Nor can Bilbray assume that Republican’s will turn out to vote for Schwarzenegger and vote for him, Crotty said, noting that voters rejected every candidate that the governor endorsed in the 2004 election.

Schwarzenegger’s short political coattails mean that “a lot of those folks will go out to vote for Arnold and then not vote for anything else on the ballot,” Crotty said.

With so much uncertainty, Worlie said he’s surprised the Bilbray isn’t planning an ad campaign.

“I would think he’d be taking this a little bit more seriously,” Worlie said.

But Crotty said he expects that the Republican National Campaign Committee or another Republican organization will intervene on Bilbray’s behalf.

“There’s no way that Busby would go up on TV positive or negative and Bilbray wouldn’t respond,” Crotty said.

There are other indications that the national parties will once again be involved in the race for the 50th District.

On Friday the Democratic Congressional Campaign Committee added the race to its “Red to Blue” program, which provides financial and structural aid to the strongest Democratic candidates across the country. The program is designed to expand the fundraising base for targeted campaigns.
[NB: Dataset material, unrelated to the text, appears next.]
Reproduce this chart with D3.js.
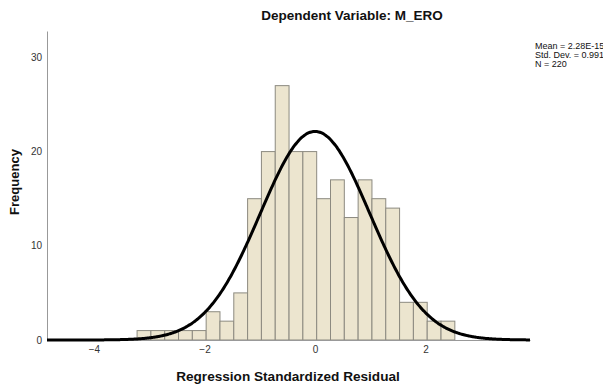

A spokeswoman for the Democratic Congressional Campaign Committee didn’t respond to several requests for comment last week. However, Crotty said he’s been informed that Busby was one of three candidates in California, and several across the nation, who have polled well enough to merit last-minute party support. Crotty said he also expects to see the Democratic Congressional Campaign Committee fund a series of television ads on Busby’s behalf.

But the party’s help may not be welcome.

During an interview last week, Busby’s campaign manger, Ray Drew, said he didn’t expect to see either party jump into the current race.

“I really don’t expect them to be contributing and I’m actually quite happy about that,” he said. “From the beginning we have maintained complete control of how this campaign is run.”

Drew said he fears that party involvement could lead to a barrage of negative ads similar to those which bombarded voters leading up to the June special election. Both Democratic and Republican interests poured millions of dollars ad campaigns for that race, which was billed as a gauge for the November elections nationwide.

But this time around, the mere fact that the Democrats are paying attention to Busby could be an indication of which way the wind is blowing in the 50th District.

“Political parties and special interests are the major wildcards,” Shepard said. “Their involvement would suggest that the district is in play again and they know something we don’t.”